I don't think view got a fair hearing during the election, because all parties judged that it's too tricky and nerdy to base an electoral pitch on. Most media outlets probably thought that it was too dry to retain the attention of their readers. Hence, it's not patronising at all to question what voters understood. I take Robert's branding of the Keynesians as 'patronising' to be a somewhat commercially-motivated piece of currying favour with Peston's large audience. It probably would not do to infuriate a large number of British reader/license payers with the suggestion that they don't grasp optimal fiscal and monetary policy at the zero bound.
Jonathan Portes writes interestingly about the natural experiment afforded by the shock result of a Conservative majority. This is to be interpreted as a broadside against Peston too, who previously invoked the spectre of 'Mr Markets', who will run from government bonds if fiscal policy is not adequately austerian. Jonathan notes that there was no jump up in bond yields once the Conservative majority was made clear.

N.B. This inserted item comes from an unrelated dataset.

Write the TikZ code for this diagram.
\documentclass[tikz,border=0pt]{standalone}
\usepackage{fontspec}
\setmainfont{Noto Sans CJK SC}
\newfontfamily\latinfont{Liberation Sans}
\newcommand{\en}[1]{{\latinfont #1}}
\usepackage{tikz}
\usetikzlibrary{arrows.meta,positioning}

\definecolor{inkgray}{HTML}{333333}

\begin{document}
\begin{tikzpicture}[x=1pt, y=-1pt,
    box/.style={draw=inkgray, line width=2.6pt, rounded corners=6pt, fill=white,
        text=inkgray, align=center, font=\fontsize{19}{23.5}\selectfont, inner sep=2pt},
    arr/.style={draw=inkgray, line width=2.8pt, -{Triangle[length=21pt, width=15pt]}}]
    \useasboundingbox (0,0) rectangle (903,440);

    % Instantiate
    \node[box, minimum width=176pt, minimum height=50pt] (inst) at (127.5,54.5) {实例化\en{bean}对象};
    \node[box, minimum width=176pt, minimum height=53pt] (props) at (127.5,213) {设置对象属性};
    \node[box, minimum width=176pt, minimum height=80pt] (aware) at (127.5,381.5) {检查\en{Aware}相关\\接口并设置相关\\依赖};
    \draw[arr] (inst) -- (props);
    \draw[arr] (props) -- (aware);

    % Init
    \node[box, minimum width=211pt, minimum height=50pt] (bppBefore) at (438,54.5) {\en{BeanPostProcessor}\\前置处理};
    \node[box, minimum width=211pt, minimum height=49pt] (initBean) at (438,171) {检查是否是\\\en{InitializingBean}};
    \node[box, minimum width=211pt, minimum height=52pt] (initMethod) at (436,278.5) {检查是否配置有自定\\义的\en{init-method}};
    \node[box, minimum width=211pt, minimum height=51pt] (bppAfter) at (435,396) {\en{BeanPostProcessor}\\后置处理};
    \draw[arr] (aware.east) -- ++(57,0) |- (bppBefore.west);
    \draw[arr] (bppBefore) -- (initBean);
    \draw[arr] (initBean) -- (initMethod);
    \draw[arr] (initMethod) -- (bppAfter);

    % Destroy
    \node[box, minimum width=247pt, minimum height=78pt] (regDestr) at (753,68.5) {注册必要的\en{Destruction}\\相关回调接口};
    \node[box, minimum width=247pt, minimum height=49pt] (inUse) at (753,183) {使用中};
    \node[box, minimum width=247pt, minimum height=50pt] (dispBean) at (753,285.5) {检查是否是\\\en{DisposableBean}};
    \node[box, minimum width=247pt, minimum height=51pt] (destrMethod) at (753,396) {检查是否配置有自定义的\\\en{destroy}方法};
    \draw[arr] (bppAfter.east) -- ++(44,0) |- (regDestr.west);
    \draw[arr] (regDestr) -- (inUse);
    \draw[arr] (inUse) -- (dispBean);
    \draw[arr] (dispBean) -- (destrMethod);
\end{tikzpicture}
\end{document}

That is certainly refutation of the argument that any change in future debt trajectory will be manifest in risk premia. However, theory of sovereign default and bond pricing would suggest that the relation between forecast debt trajectories and such premia would be highly nonlinear. It might be perfectly reasonable to see moderate changes in forecast debt trajectories affect premia not at all, and for these effects only to be come apparent when debt trajectories are forecast to approach forecast points of maximum sustainable debt. [I say 'points' somewhat simplistically, since such 'points' would depend on a forecast distribution of bond prices/implied interest rates themselves.]

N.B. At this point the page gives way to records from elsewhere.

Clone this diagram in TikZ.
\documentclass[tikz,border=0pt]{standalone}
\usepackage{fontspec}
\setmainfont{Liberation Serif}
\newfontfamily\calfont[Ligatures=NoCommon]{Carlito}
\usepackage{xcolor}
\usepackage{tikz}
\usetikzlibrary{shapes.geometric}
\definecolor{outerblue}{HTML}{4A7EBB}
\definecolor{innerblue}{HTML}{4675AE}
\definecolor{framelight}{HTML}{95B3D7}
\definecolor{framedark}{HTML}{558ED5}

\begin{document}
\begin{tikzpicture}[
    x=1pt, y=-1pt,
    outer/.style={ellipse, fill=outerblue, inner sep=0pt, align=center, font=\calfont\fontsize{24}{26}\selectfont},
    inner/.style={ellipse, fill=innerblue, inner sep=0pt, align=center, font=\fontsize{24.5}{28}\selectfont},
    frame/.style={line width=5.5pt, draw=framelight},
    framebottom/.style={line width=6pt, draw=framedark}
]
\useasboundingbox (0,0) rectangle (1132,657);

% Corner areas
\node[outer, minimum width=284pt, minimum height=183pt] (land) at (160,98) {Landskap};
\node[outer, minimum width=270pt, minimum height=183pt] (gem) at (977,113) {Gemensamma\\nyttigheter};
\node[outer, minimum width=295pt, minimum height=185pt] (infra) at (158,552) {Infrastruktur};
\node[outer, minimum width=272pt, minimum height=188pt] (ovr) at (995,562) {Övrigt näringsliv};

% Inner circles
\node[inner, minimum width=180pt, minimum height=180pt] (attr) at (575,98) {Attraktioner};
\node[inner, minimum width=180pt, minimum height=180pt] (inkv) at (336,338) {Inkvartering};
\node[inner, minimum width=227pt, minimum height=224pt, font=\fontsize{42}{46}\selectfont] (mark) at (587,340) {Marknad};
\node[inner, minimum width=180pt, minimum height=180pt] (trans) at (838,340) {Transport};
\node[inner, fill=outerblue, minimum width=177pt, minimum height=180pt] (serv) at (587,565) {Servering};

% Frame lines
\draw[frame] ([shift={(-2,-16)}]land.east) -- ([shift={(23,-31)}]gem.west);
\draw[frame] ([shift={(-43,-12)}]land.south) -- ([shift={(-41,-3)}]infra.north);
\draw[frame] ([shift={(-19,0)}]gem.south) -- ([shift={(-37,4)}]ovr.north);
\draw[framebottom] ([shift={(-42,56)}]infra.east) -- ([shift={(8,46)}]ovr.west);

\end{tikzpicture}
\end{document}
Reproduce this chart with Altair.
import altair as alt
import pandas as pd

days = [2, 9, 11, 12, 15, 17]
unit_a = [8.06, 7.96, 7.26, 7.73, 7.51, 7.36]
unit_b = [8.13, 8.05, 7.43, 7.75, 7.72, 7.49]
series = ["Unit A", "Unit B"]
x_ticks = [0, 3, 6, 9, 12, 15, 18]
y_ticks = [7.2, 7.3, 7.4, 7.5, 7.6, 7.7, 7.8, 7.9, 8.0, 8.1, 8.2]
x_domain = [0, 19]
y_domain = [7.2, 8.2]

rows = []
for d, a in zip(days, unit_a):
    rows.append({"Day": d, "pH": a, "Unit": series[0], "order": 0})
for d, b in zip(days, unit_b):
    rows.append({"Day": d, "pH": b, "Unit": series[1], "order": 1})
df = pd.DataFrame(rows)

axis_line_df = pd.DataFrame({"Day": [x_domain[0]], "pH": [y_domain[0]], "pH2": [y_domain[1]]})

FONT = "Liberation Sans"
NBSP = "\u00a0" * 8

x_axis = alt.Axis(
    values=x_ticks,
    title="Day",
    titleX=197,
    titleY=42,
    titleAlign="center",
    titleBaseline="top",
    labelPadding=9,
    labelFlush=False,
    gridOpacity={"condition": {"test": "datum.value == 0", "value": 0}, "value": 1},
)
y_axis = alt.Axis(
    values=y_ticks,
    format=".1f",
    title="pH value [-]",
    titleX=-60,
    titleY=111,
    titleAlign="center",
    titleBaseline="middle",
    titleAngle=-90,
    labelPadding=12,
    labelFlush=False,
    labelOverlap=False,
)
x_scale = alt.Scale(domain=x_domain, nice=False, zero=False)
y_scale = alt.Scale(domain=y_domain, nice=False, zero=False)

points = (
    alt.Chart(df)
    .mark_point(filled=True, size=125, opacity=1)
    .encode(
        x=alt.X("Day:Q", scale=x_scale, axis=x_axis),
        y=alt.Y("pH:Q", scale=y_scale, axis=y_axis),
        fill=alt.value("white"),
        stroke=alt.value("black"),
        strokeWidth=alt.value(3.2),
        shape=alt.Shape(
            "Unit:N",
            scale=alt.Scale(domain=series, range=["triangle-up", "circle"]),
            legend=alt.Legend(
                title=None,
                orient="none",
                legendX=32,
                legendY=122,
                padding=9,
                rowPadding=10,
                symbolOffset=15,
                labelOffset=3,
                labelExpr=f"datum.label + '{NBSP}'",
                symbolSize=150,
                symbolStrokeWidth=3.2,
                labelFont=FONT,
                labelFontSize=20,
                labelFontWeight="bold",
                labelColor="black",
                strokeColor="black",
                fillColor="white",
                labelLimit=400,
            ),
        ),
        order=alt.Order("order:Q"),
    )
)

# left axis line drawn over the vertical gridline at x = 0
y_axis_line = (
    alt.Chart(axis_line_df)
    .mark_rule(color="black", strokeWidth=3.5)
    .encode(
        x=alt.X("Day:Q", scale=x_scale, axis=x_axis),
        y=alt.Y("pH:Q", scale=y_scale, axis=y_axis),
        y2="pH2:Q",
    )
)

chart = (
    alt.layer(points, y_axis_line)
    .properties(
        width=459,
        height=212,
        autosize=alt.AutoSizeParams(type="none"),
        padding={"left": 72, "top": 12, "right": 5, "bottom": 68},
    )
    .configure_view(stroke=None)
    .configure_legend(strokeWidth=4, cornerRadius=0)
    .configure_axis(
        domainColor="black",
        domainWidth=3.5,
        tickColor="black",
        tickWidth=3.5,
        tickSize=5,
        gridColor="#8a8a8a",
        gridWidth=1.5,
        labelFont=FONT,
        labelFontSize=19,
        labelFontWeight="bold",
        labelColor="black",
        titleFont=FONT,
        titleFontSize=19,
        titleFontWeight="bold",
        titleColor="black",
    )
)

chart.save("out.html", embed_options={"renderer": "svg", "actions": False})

Regardless, I don't disagree with one of the thrusts of Jonathan's blog. Since that is: markets did not presume there to be any risk of default catastrophe from choosing a forecast Labour-SNP-LibDem coalition deficit reduction plan versus a Conservative one. Of course, one has to note too that markets also did not view the Tory plan as leading to self-defeating financial catastrophe either. Ie markets did not think that Conservative cuts would lead us to look more 'like Greece'.
One of the other details in Jonathan's blog, which he and Simon have mentioned before, is that what provides concrete escape from public finance problems is having an independent currency. I don't buy that. As I have said before, since inflation imposes social costs, we have an inflation target, and will always put some weight on its adherence, and markets will expect that. At some point, plugging a hole in public finances with seigniorage becomes too socially costly because of the resultant inflation that it will not be undertaken, default being a better option, and is what will be expected. This mechanism is alive and well in the theory, and there are examples of defaults by independent currency governments in the past. I accept that how much this helps adjudicate debates we have had about alternative proposed fiscal policies in the UK is moot.